Breast of Chicken Santa Rosa

  0.0 – 0 reviews  • Fruit
Level: Advanced
Total: 1 hr
Prep: 30 min
Cook: 30 min
Yield: 1 serving

Ingredients

  1. 1 large boneless chicken breast
  2. 1 tablespoon finely chopped fresh thyme leaves
  3. 1 tablespoon finely chopped fresh cilantro leaves
  4. 2 pimiento peppers, finely chopped
  5. Small bunch celery leaves
  6. 1 small dasheen, boiled*
  7. 2 ounces smoked herring
  8. 1 small red onion, thinly sliced
  9. 1 ripe plantain, boiled and thinly sliced
  10. 1 egg, beaten
  11. 1/2 cup shredded coconut
  12. Vegetable oil, for frying
  13. Tomato Starfruit Sauce, recipe follows
  14. 1 tablespoon vegetable oil
  15. 1 medium tomato, diced
  16. 1 medium starfruit, diced
  17. 1 clove garlic, minced
  18. 1 chive, chopped
  19. 1 tablespoon chopped onion
  20. 1 pimiento pepper, diced
  21. 2 ounces aged rum
  22. 2 dashes angostura bitters

Instructions

  1. Tenderize the chicken breast by pounding flat with a mallet. Sprinkle thyme, cilantro, and pimientos over chicken breast. Arrange celery on top of chicken.
  2. In a food processor, combine boiled dasheen and smoked herring until well mixed. Spread mixture over chicken breast. Arrange red onions and plantain slices over top. Roll up chicken breast into a pinwheel shape and secure with toothpicks.
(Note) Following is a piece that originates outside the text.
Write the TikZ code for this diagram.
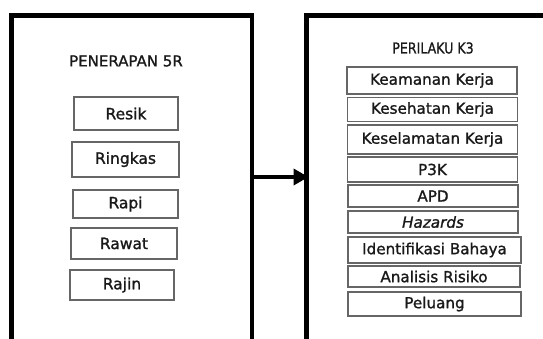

Coat with beaten egg and roll in shredded coconut.
  3. Heat 2 inches of oil in a large, heavy Dutch oven to 350 degrees F.
  4. Fry chicken until golden brown and cooked through. Remove toothpicks before using. Cut into slices when cool and serve with Tomato-Starfruit sauce.
  5. Heat oil in a medium skillet over medium heat. Add all ingredients, except rum and bitters, and saute for approximately 5 minutes. Remove from heat and add rum and bitters. Cook until reduced and thickened. Serve with Breast of Chicken Santa Rosa.